0
votes

I'm trying to get an example of kafka and spark-streaming working and I find problems when running the process.

this is the exception:

[error] Caused by: com.fasterxml.jackson.databind.JsonMappingException: Incompatible Jackson version: 2.9.8

This is the build.sbt:

name := "SparkJobs"

version := "1.0"

scalaVersion := "2.11.6"

val sparkVersion = "2.4.1"

val flinkVersion = "1.7.2"

resolvers ++= Seq(
"Typesafe Releases" at "http://repo.typesafe.com/typesafe/releases/",
"apache snapshots" at "http://repository.apache.org/snapshots/",
"confluent.io" at "http://packages.confluent.io/maven/",
"Maven central" at "http://repo1.maven.org/maven2/"
)

libraryDependencies ++= Seq(
"org.apache.spark" %% "spark-core" % sparkVersion,
"org.apache.spark" %% "spark-sql" % sparkVersion,
"org.apache.spark" %% "spark-streaming" % sparkVersion,
"org.apache.spark" %% "spark-streaming-kafka-0-10" % sparkVersion,
"org.apache.spark" %% "spark-hive" % sparkVersion

// ,"org.apache.flink" %% "flink-connector-kafka-0.10" % flinkVersion
, "org.apache.kafka" %% "kafka-streams-scala" % "2.2.0"
// , "io.confluent" % "kafka-streams-avro-serde" % "5.2.1"
)

//excludeDependencies ++= Seq(
// commons-logging is replaced by jcl-over-slf4j
//  ExclusionRule("jackson-module-scala", "jackson-module-scala")
//
)

This is the code

Doing a sbt dependencyTree I can see that spark-core_2.11-2.4.1.jar has jackson-databind-2.6.7.1, and it is telling me that it is evicted by 2.9.8 version, which it suggest that there is a collision between libraries, but spark-core_2.11-2.4.1.jar is not the only one, kafka-streams-scala_2.11:2.2.0 uses jackson-databind-2.9.8 version, so I don't know which library has to evict jackson-databind-2.9.8. Spark-core / kafka-streams-scala? or both?

How can I avoid jackson library version 2.9.8 in order to get this task up and running?

I am assuming that I need jackson-databind-2.6.7 version ...

UPDATE with advices.
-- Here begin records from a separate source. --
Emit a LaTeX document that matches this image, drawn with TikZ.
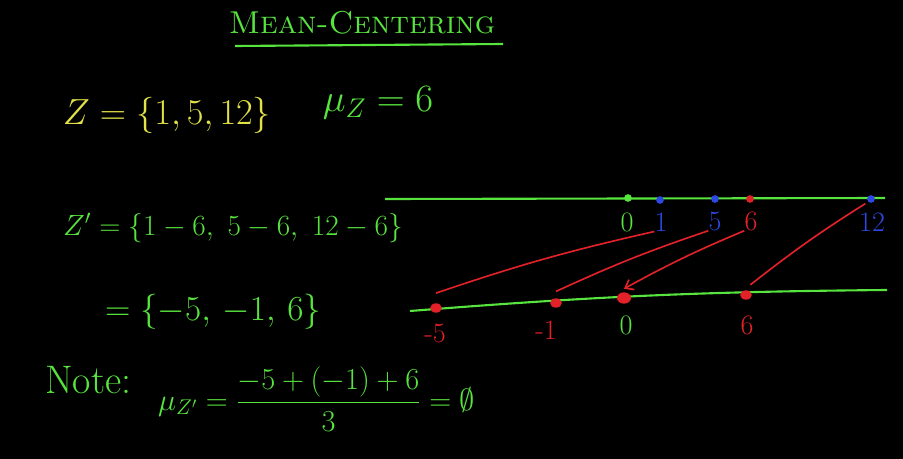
\RequirePackage{fix-cm}
\documentclass[tikz,border=0pt]{standalone}
\usepackage{amsmath,amssymb}
\usepackage{tikz}
\usetikzlibrary{arrows.meta,shapes.geometric}
\definecolor{chalkgreen}{RGB}{88,228,62}
\definecolor{chalkyellow}{RGB}{226,226,72}
\definecolor{chalkblue}{RGB}{45,72,228}
\definecolor{chalkred}{RGB}{226,34,40}
\tikzset{
  axisline/.style = {chalkgreen,line width=1.8pt},
  mapline/.style  = {chalkred,line width=1.4pt},
  maparr/.style   = {mapline,-{Straight Barb[length=2.2mm,width=3.4mm]}},
  topdot/.style   = {circle,fill,inner sep=0pt,minimum size=2.3mm},
  botdot/.style   = {ellipse,fill=chalkred,inner sep=0pt,minimum width=3.5mm,minimum height=2.8mm},
  numlbl/.style   = {font=\fontsize{24}{28}\selectfont,inner sep=0pt},
  bigtxt/.style   = {font=\fontsize{31}{36}\selectfont,inner sep=0pt}
}
\begin{document}
\begin{tikzpicture}[x=0.03cm,y=-0.03cm]
  \fill[black] (0,0) rectangle (903,459);
  \useasboundingbox (0,0) rectangle (903,459);
  % heading
  \node[chalkgreen,font=\fontsize{27}{32}\selectfont,inner sep=0pt] (title) at (362,23) {\textsc{Mean-Centering}};
  \draw[axisline] (235,46) -- (503,44);
  % the set and its mean
  \node[bigtxt,chalkyellow] (zset) at (167,115) {$Z=\{1,5,12\}$};
  \node[bigtxt,chalkgreen,font=\fontsize{33}{38}\selectfont] (muz) at (378,103) {$\mu_Z=6$};
  \node[bigtxt,chalkgreen,anchor=west,font=\fontsize{25}{30}\selectfont] (zprime) at (63,228) {$Z'=\{1-6,\ 5-6,\ 12-6\}$};
  \node[bigtxt,chalkgreen,anchor=west,font=\fontsize{30}{36}\selectfont] (zres) at (105,312) {$=\{-5,\,-1,\,6\}$};
  \node[chalkgreen,font=\fontsize{34}{38}\selectfont,inner sep=0pt,anchor=west] (note) at (45,380) {Note:};
  \node[chalkgreen,font=\fontsize{26}{30}\selectfont,inner sep=0pt,anchor=west] (mean) at (158,399)
    {$\mu_{Z'}=\dfrac{-5+(-1)+6}{3}=\emptyset$};

  % number lines
  \draw[axisline] (385,199) -- (885,198);
  \draw[axisline] (410,311) to[bend left=2] (887,290);

  \node[topdot,chalkgreen] (d0)  at (628,198) {};
  \node[topdot,chalkblue]  (d1)  at (660,200) {};
  \node[topdot,chalkblue]  (d5)  at (715,199) {};
  \node[topdot,chalkred]   (d6)  at (750,199) {};
  \node[topdot,chalkblue]  (d12) at (871,199) {};
  \node[numlbl,chalkgreen] (t0)  at (627,222) {0};
  \node[numlbl,chalkblue]  (t1)  at (661,222) {1};
  \node[numlbl,chalkblue]  (t5)  at (715,221) {5};
  \node[numlbl,chalkred]   (t6)  at (751,221) {6};
  \node[numlbl,chalkblue]  (t12) at (872,222) {12};

  \node[botdot] (m5) at (436,308) {};
  \node[botdot] (m1) at (556,303) {};
  \node[botdot,minimum width=4.2mm,minimum height=3.4mm] (z0) at (624,298) {};
  \node[botdot] (p6) at (746,295) {};
  \node[numlbl,chalkred]   (lm5) at (435,333) {-5};
  \node[numlbl,chalkred]   (lm1) at (546,330) {-1};
  \node[numlbl,chalkgreen] (lz0) at (626,325) {0};
  \node[numlbl,chalkred]   (lp6) at (747,325) {6};

  % shifting each value by the mean
  \draw[mapline] (t1.south west) to[bend right=3] ([yshift=3mm]m5.north);
  \draw[mapline] (t5.south west) to[bend right=3] ([yshift=2mm]m1.north);
  \draw[maparr]  (t6.south west) to[bend right=3] ([yshift=1mm]z0.north);
  \draw[mapline,shorten <=1mm] (d12.south west) to[bend right=3] ([yshift=2mm]p6.north east);
\end{tikzpicture}
\end{document}
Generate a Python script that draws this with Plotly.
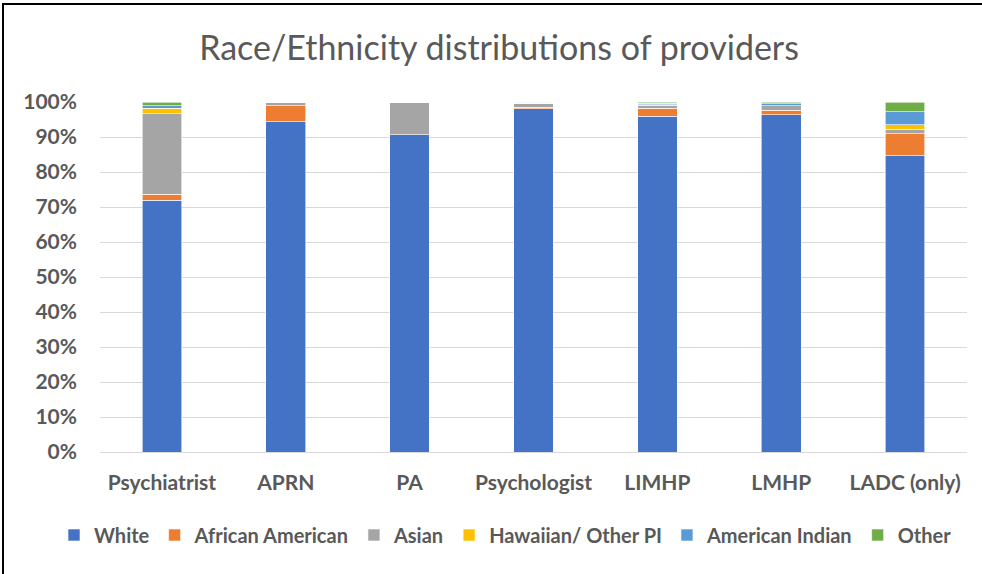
import plotly.graph_objects as go

categories = ["Psychiatrist", "APRN", "PA", "Psychologist", "LIMHP", "LMHP", "LADC (only)"]
white = [72.0, 94.3, 90.7, 98.1, 95.9, 96.3, 84.6]
african_american = [1.6, 4.6, 0.0, 0.4, 2.3, 1.3, 6.3]
asian = [23.0, 1.1, 9.3, 1.2, 0.9, 1.4, 1.3]
hawaiian = [1.6, 0.0, 0.0, 0.0, 0.1, 0.0, 1.3]
american_indian = [0.8, 0.0, 0.0, 0.3, 0.5, 0.5, 3.7]
other = [1.0, 0.0, 0.0, 0.0, 0.3, 0.5, 2.8]

series = [
    ("White", white, "#4472C4"),
    ("African American", african_american, "#ED7D31"),
    ("Asian", asian, "#A5A5A5"),
    ("Hawaiian/ Other PI", hawaiian, "#FFC000"),
    ("American Indian", american_indian, "#5B9BD5"),
    ("Other", other, "#70AD47"),
]

font_family = "Lato, 'Open Sans', 'Liberation Sans', sans-serif"
grey = "#595959"

fig = go.Figure()
for name, vals, color in series:
    fig.add_trace(go.Bar(
        x=categories,
        y=[v / 100 for v in vals],
        name=name,
        marker=dict(color=color, line=dict(color="white", width=0.6)),
    ))

fig.update_layout(
    barmode="stack",
    bargap=0.68,
    width=982,
    height=574,
    margin=dict(l=100, r=15, t=102, b=122),
    paper_bgcolor="white",
    plot_bgcolor="white",
    title=dict(
        text="Race/Ethnicity distributions of providers",
        x=499 / 982, xanchor="center", y=1 - 48 / 574, yanchor="middle",
        font=dict(family=font_family, size=34, color=grey),
    ),
    xaxis=dict(
        tickfont=dict(family=font_family, size=21, color=grey, weight="bold"),
        showgrid=False,
        showline=False,
        ticks="",
        ticklabelstandoff=16,
    ),
    yaxis=dict(
        range=[0, 1.0],
        dtick=0.1,
        tickformat=".0%",
        tickfont=dict(family=font_family, size=21, color=grey, weight="bold"),
        gridcolor="#D9D9D9",
        gridwidth=1,
        zeroline=True,
        zerolinecolor="#D9D9D9",
        zerolinewidth=1,
        ticks="",
        ticklabelstandoff=22,
    ),
    legend=dict(
        orientation="h",
        x=-(100 - 54) / 867, xanchor="left",
        y=-(535 - 452) / 350, yanchor="middle",
        font=dict(family=font_family, size=20, color=grey, weight="bold"),
        traceorder="normal",
        itemwidth=30,
    ),
    shapes=[dict(
        type="rect", xref="paper", yref="paper",
        x0=-(100 - 3) / 867, x1=1.2, y0=-1.0, y1=1 + (102 - 4) / 350,
        line=dict(color="black", width=2), fillcolor="rgba(0,0,0,0)", layer="above",
    )],
)

fig.write_html("out.html", config={"displayModeBar": False},
               post_script="document.body.style.margin='0';")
Still not working.

I have deleted dependencies of kafka-stream-scala, which tries to use jackson 2.9.8, using this build.sbt

name := "SparkJobs"

version := "1.0"

scalaVersion := "2.11.6"

val sparkVersion = "2.4.1"

val flinkVersion = "1.7.2"

val kafkaStreamScala = "2.2.0"

resolvers ++= Seq(
"Typesafe Releases" at "http://repo.typesafe.com/typesafe/releases/",
"apache snapshots" at "http://repository.apache.org/snapshots/",
"confluent.io" at "http://packages.confluent.io/maven/",
"Maven central" at "http://repo1.maven.org/maven2/"
)


libraryDependencies ++= Seq(
"org.apache.spark" %% "spark-core" % sparkVersion ,
"org.apache.spark" %% "spark-sql" % sparkVersion,
"org.apache.spark" %% "spark-streaming" % sparkVersion,
"org.apache.spark" %% "spark-streaming-kafka-0-10" % sparkVersion,
"org.apache.spark" %% "spark-hive" % sparkVersion

)

But i got new exception

UPDATE 2

got it, now i understand the second exception, i forgot to awaitToTermination.

1
You should not include kafka-streams-scala as Kafka Streams is not compatible with Spark Streaming API.OneCricketeer
Thank you @cricket_007, i removed kafka-streams-scala, but this exception happen: ERROR Utils: throw uncaught fatal error in thread spark-listener-group-shared. I updated the question with complete exception.aironman

1 Answers

1
votes

Kafka Streams includes Jackson 2.9.8

But you don't need it when using Spark Streaming's Kafka Integration, so you should really just remove it.

Similarly, the kafka-streams-avro-serde isn't what you want to be using with Spark, rather you might find AbraOSS/ABRiS useful instead.